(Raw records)
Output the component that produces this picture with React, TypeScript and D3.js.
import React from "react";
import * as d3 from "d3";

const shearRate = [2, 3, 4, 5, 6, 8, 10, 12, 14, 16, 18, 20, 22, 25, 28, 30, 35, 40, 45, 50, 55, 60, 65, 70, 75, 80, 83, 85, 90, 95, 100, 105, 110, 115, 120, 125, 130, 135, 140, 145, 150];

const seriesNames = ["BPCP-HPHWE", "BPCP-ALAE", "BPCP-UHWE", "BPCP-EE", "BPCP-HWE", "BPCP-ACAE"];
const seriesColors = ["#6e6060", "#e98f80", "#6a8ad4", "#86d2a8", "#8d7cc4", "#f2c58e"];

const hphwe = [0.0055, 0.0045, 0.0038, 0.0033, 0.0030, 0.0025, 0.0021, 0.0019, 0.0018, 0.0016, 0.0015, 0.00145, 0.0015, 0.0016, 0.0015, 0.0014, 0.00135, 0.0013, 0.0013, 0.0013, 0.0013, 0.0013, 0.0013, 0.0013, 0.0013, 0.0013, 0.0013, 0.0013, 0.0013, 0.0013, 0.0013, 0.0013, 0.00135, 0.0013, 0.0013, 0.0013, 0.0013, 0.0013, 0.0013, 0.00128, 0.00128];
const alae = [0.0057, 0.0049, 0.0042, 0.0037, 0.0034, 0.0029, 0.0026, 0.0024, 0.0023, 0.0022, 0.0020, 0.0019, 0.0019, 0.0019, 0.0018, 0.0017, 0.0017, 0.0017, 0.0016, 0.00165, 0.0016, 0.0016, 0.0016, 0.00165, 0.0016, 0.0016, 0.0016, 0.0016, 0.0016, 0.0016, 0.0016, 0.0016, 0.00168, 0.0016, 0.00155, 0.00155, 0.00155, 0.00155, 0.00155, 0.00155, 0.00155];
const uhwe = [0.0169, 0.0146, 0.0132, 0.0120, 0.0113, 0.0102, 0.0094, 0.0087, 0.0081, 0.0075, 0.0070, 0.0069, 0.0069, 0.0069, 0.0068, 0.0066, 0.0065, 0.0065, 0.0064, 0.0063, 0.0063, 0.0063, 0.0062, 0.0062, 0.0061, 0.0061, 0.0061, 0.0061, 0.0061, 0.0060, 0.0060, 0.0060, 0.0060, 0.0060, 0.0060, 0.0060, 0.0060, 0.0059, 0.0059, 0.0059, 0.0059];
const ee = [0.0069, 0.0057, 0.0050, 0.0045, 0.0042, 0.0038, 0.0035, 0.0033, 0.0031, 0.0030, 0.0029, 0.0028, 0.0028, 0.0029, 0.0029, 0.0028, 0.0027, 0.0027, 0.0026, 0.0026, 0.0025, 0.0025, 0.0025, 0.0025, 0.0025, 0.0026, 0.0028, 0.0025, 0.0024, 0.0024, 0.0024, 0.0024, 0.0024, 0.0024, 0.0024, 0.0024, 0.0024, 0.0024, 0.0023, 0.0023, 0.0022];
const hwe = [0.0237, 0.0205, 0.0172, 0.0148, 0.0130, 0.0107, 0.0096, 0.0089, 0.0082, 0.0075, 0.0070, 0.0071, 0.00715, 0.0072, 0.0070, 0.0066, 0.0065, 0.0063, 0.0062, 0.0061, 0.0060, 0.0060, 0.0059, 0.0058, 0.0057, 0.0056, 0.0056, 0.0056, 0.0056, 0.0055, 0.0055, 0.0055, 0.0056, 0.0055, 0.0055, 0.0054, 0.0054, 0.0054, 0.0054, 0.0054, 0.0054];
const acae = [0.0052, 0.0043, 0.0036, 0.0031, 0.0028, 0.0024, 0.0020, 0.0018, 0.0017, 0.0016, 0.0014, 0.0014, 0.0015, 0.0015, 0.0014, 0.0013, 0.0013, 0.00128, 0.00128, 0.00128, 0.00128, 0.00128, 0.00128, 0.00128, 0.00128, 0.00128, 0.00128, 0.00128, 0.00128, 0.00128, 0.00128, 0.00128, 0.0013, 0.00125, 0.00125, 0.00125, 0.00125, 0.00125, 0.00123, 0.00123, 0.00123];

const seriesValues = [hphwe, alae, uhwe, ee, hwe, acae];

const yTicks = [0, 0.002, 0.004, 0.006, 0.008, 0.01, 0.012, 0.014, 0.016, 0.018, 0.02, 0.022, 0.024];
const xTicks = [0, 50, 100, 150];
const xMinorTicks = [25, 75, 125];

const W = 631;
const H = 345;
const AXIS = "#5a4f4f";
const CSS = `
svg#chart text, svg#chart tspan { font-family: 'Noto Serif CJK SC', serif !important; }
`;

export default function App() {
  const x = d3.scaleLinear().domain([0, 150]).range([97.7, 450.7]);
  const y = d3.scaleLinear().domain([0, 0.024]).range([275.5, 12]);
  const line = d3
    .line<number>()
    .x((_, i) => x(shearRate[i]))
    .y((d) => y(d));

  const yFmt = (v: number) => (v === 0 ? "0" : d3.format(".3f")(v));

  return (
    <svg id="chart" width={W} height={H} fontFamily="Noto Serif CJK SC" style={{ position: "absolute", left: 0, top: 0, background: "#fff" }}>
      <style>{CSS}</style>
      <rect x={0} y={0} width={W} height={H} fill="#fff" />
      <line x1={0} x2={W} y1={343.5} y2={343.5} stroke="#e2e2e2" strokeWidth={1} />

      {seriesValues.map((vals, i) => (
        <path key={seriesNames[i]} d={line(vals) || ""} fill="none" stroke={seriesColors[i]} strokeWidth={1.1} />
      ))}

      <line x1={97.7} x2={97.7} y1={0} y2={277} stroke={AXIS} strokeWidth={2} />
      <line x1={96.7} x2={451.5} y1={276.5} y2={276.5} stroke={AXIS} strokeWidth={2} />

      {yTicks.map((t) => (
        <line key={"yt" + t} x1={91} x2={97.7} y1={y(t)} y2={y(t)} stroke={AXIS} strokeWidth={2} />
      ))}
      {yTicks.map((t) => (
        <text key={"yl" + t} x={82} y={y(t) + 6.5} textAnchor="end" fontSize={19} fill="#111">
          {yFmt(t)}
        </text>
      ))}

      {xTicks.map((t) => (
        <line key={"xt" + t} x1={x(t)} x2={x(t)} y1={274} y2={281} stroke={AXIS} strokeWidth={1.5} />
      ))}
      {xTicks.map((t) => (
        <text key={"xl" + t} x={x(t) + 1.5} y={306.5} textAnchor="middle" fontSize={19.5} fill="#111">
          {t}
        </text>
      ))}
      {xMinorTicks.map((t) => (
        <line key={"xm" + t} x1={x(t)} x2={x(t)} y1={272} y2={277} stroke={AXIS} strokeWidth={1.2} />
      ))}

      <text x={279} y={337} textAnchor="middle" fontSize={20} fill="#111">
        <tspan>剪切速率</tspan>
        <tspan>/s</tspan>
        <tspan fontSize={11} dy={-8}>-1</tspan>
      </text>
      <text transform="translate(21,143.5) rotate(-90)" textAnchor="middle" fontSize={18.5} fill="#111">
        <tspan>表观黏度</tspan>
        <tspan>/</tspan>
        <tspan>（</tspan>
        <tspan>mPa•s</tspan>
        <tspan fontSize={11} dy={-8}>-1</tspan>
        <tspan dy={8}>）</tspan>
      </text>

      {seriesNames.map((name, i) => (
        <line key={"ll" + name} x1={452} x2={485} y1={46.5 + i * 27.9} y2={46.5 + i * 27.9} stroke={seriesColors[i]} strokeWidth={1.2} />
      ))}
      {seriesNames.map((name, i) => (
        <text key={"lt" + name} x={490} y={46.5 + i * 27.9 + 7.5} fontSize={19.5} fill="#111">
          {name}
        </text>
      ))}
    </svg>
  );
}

...

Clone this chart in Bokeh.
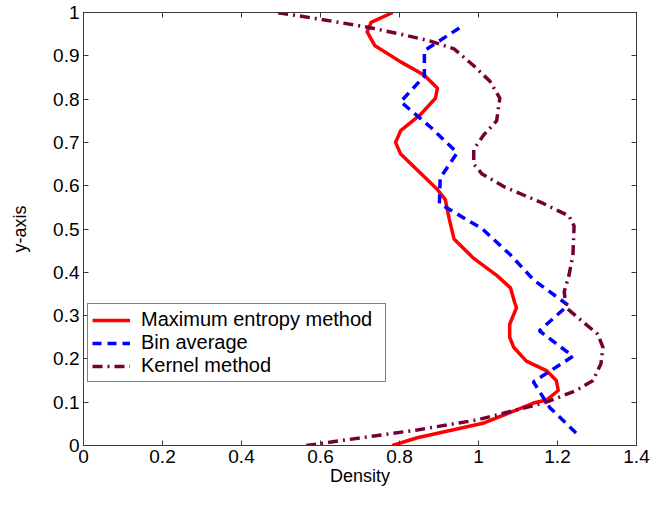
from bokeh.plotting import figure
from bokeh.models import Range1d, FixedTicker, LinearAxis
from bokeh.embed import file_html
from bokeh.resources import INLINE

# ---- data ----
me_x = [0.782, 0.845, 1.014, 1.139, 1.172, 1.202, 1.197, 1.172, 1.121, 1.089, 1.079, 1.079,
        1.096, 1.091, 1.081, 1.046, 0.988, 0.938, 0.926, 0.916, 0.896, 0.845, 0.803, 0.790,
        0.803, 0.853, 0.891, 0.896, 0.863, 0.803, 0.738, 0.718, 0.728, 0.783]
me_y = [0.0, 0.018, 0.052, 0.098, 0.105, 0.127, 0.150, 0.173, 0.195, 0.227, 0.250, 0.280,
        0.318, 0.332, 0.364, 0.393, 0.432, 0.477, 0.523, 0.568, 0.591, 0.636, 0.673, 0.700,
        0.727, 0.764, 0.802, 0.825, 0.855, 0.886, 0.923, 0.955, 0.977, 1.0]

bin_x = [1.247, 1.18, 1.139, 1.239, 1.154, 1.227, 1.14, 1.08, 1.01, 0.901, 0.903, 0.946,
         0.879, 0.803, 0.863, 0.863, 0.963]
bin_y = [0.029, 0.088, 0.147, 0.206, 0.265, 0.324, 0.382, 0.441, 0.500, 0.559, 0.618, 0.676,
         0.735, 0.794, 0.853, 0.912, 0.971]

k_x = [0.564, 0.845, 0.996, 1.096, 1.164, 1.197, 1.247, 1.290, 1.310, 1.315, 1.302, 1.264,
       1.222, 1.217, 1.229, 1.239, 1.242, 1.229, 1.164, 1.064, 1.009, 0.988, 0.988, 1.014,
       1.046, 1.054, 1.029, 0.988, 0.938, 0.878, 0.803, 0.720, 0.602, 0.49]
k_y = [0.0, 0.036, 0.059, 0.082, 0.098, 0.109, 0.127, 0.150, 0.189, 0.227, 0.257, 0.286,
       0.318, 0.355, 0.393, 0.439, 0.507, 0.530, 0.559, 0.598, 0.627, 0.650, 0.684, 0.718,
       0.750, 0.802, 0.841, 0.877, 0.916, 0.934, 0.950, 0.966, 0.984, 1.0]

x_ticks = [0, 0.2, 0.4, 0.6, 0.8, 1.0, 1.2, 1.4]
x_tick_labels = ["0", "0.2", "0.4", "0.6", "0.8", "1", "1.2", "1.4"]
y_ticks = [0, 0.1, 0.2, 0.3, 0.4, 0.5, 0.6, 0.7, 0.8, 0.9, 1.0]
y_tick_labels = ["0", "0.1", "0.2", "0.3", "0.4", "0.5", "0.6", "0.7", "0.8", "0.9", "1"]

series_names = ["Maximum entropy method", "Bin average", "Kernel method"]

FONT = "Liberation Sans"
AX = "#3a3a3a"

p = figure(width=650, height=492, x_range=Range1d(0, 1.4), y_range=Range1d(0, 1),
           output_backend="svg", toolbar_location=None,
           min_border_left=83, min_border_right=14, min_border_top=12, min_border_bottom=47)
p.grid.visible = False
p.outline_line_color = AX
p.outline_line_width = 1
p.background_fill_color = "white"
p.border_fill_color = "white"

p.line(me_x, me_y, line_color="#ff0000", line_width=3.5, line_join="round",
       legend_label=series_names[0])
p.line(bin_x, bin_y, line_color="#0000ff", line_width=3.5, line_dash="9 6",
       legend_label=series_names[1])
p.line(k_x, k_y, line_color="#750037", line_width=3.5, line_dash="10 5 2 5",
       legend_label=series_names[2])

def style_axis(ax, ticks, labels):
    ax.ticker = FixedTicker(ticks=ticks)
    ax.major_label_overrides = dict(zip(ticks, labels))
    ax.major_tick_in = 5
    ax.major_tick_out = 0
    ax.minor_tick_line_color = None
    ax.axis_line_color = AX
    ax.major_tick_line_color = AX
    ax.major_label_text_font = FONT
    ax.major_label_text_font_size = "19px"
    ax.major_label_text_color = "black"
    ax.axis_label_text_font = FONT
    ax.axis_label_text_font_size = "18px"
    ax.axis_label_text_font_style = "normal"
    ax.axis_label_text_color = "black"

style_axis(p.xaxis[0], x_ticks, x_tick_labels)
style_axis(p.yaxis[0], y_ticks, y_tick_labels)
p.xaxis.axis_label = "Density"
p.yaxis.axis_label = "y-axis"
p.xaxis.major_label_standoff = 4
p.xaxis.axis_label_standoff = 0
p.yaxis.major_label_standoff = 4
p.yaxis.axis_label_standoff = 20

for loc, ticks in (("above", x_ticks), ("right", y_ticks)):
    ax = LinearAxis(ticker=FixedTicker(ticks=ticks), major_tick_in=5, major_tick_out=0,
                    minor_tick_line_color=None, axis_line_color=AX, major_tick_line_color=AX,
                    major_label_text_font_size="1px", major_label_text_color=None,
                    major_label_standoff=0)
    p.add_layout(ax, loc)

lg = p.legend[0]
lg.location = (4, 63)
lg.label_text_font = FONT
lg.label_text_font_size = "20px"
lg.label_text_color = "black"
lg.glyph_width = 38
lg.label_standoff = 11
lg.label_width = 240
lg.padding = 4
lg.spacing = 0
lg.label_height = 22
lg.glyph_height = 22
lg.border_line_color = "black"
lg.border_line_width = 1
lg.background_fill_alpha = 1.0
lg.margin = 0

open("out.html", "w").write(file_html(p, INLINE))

WRITTEN REQUEST. Only the lines between the one with "Clone this chart in Bokeh." and the one with "0.735, 0.794, 0.853, 0.912, 0.971]", those two included, get copied from the material above. Keep it exact and free of pictures.

ANSWER IN FULL.
Clone this chart in Bokeh.
from bokeh.plotting import figure
from bokeh.models import Range1d, FixedTicker, LinearAxis
from bokeh.embed import file_html
from bokeh.resources import INLINE

# ---- data ----
me_x = [0.782, 0.845, 1.014, 1.139, 1.172, 1.202, 1.197, 1.172, 1.121, 1.089, 1.079, 1.079,
        1.096, 1.091, 1.081, 1.046, 0.988, 0.938, 0.926, 0.916, 0.896, 0.845, 0.803, 0.790,
        0.803, 0.853, 0.891, 0.896, 0.863, 0.803, 0.738, 0.718, 0.728, 0.783]
me_y = [0.0, 0.018, 0.052, 0.098, 0.105, 0.127, 0.150, 0.173, 0.195, 0.227, 0.250, 0.280,
        0.318, 0.332, 0.364, 0.393, 0.432, 0.477, 0.523, 0.568, 0.591, 0.636, 0.673, 0.700,
        0.727, 0.764, 0.802, 0.825, 0.855, 0.886, 0.923, 0.955, 0.977, 1.0]

bin_x = [1.247, 1.18, 1.139, 1.239, 1.154, 1.227, 1.14, 1.08, 1.01, 0.901, 0.903, 0.946,
         0.879, 0.803, 0.863, 0.863, 0.963]
bin_y = [0.029, 0.088, 0.147, 0.206, 0.265, 0.324, 0.382, 0.441, 0.500, 0.559, 0.618, 0.676,
         0.735, 0.794, 0.853, 0.912, 0.971]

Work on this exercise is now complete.